Starting at the line containing "Recreate this image" and ending at the line containing "const epochs = d3.range(1, 51);", reproduce each line exactly as written, with both end lines included and all pictures omitted.

» Data rows
★ ★ ★ ★ ★
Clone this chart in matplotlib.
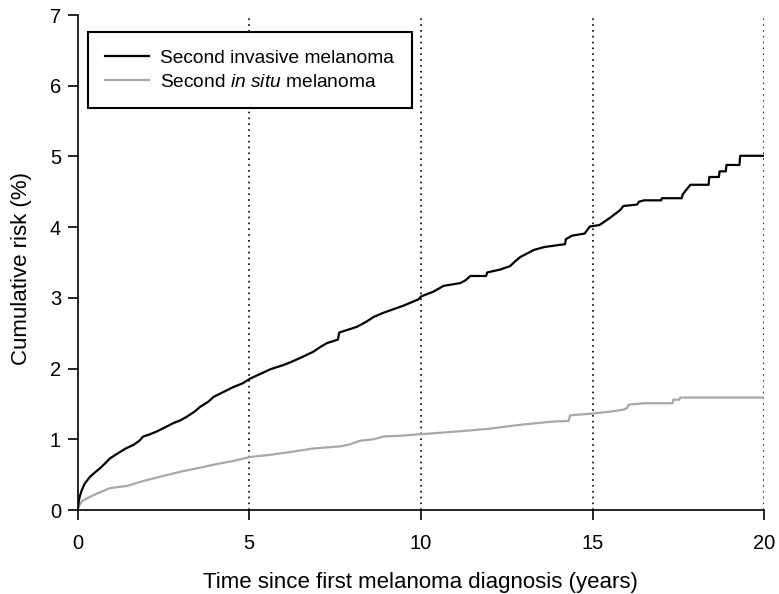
★ ★ ★ ★ ★
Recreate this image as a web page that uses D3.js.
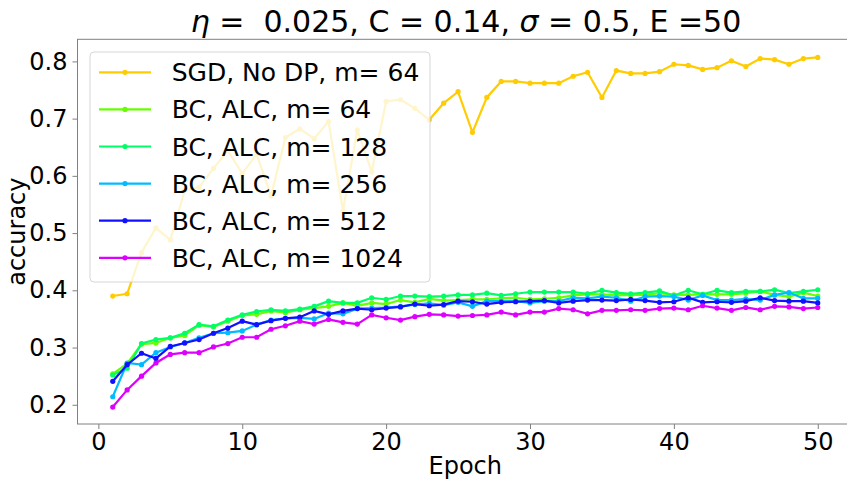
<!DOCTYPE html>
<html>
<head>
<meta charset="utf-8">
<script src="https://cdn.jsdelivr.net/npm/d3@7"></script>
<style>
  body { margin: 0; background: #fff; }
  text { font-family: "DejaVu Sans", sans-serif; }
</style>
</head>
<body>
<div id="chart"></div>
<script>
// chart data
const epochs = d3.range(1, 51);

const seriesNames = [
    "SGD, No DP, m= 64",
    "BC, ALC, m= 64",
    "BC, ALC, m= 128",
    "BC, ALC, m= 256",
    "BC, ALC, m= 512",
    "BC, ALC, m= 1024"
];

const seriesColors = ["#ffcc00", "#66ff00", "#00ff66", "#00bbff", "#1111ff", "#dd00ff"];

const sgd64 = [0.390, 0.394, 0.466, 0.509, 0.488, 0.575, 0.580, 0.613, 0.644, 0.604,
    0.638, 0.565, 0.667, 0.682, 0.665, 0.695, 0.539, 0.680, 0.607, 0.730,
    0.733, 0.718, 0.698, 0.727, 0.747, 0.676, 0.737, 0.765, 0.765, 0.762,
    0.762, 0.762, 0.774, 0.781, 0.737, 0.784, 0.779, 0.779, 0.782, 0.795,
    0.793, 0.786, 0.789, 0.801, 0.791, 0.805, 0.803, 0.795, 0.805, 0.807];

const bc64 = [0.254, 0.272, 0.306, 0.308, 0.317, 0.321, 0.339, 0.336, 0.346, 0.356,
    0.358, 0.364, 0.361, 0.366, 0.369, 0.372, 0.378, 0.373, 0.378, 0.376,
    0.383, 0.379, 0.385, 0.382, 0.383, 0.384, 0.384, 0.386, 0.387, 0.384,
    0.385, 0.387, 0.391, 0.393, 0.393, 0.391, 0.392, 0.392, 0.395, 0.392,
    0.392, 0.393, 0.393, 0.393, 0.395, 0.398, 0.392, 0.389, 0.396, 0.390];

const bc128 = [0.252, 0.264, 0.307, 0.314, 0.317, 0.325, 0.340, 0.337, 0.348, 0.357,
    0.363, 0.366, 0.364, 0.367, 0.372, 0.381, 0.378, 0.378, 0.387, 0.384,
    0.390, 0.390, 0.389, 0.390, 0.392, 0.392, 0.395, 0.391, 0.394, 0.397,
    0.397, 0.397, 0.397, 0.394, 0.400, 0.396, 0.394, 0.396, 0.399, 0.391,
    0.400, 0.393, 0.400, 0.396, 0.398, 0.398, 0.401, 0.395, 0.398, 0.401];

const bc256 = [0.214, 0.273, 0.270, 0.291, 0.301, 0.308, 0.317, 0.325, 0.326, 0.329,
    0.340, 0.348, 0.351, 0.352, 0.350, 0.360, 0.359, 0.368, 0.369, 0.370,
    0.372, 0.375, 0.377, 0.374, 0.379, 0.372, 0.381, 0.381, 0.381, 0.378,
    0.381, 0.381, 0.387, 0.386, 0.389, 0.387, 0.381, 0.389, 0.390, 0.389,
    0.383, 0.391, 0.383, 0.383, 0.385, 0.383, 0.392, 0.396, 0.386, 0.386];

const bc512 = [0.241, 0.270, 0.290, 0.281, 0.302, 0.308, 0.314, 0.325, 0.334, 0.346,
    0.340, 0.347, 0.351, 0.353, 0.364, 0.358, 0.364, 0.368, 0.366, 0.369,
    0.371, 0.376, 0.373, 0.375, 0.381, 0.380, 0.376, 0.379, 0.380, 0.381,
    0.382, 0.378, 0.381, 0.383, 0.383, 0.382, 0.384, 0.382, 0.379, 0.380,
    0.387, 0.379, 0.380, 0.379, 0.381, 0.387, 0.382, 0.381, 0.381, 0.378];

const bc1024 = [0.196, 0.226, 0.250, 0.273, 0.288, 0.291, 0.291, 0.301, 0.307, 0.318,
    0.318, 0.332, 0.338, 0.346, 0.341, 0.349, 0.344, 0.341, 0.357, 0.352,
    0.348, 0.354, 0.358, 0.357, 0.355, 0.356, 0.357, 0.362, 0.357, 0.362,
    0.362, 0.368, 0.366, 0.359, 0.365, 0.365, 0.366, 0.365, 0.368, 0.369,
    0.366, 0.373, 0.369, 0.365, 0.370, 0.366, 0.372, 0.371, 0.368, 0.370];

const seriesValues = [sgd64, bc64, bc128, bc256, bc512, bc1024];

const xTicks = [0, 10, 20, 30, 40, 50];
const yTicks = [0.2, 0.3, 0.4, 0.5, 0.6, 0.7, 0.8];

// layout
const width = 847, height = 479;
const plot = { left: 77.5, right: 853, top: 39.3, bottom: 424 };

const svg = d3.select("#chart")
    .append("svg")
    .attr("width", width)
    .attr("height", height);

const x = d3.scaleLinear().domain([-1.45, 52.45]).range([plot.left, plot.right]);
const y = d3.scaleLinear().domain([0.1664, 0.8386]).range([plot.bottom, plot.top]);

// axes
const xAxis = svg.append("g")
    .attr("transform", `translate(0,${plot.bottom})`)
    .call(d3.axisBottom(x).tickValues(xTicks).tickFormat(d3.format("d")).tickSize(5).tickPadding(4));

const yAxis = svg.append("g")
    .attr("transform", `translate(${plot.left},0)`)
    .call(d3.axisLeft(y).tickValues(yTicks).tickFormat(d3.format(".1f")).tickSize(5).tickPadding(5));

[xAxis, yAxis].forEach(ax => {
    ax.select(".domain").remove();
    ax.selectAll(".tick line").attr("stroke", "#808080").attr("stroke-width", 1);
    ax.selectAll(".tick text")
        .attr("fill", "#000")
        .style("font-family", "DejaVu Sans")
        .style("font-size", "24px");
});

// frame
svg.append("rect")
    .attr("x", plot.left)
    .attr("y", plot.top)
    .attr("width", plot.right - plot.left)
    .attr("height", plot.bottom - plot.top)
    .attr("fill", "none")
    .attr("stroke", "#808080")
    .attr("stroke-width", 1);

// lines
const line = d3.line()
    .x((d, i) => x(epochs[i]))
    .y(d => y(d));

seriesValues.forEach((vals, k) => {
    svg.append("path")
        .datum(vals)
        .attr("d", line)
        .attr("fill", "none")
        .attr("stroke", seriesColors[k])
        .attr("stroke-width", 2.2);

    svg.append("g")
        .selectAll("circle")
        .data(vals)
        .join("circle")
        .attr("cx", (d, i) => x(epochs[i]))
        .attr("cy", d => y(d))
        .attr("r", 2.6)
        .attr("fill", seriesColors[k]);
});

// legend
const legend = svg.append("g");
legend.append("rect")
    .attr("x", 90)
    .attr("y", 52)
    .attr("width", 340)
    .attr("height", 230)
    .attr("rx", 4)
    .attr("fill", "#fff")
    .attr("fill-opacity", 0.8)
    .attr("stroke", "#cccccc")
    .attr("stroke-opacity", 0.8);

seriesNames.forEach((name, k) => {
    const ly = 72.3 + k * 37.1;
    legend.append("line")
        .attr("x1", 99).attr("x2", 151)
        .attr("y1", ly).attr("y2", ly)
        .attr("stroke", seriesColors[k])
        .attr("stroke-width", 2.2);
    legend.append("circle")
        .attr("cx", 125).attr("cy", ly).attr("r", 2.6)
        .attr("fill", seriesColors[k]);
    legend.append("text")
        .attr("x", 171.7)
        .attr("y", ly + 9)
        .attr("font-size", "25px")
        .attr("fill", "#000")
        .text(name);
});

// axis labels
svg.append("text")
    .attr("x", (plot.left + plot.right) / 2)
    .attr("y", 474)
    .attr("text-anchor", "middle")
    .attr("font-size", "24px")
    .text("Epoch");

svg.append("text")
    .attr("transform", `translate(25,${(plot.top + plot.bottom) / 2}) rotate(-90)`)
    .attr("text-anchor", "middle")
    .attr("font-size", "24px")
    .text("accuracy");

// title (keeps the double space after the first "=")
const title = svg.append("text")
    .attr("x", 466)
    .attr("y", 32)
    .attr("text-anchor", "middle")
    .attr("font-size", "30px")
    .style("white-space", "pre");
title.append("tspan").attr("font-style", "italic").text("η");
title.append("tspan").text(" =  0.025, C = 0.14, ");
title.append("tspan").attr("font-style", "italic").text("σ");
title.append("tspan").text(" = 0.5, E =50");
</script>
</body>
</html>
★ ★ ★ ★ ★
» Answer below
Recreate this image as a web page that uses D3.js.
<!DOCTYPE html>
<html>
<head>
<meta charset="utf-8">
<script src="https://cdn.jsdelivr.net/npm/d3@7"></script>
<style>
  body { margin: 0; background: #fff; }
  text { font-family: "DejaVu Sans", sans-serif; }
</style>
</head>
<body>
<div id="chart"></div>
<script>
// chart data
const epochs = d3.range(1, 51);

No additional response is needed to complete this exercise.